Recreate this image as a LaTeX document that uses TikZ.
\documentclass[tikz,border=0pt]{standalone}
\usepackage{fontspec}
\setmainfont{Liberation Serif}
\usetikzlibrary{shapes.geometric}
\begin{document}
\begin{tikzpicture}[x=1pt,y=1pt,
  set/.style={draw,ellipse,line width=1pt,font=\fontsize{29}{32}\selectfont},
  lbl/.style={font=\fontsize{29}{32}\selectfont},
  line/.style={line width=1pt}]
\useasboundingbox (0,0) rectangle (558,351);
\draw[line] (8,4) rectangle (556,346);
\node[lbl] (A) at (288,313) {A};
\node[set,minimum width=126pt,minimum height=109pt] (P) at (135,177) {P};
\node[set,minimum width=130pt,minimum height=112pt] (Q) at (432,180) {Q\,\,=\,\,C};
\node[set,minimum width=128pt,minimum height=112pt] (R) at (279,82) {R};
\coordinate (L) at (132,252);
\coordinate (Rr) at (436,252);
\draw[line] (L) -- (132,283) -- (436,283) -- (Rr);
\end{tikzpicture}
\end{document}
· · · · · · ·
- _The request_: The data above must be returned in full, exactly as written.

- _Exercise solution_:
Recreate this image as a LaTeX document that uses TikZ.
\documentclass[tikz,border=0pt]{standalone}
\usepackage{fontspec}
\setmainfont{Liberation Serif}
\usetikzlibrary{shapes.geometric}
\begin{document}
\begin{tikzpicture}[x=1pt,y=1pt,
  set/.style={draw,ellipse,line width=1pt,font=\fontsize{29}{32}\selectfont},
  lbl/.style={font=\fontsize{29}{32}\selectfont},
  line/.style={line width=1pt}]
\useasboundingbox (0,0) rectangle (558,351);
\draw[line] (8,4) rectangle (556,346);
\node[lbl] (A) at (288,313) {A};
\node[set,minimum width=126pt,minimum height=109pt] (P) at (135,177) {P};
\node[set,minimum width=130pt,minimum height=112pt] (Q) at (432,180) {Q\,\,=\,\,C};
\node[set,minimum width=128pt,minimum height=112pt] (R) at (279,82) {R};
\coordinate (L) at (132,252);
\coordinate (Rr) at (436,252);
\draw[line] (L) -- (132,283) -- (436,283) -- (Rr);
\end{tikzpicture}
\end{document}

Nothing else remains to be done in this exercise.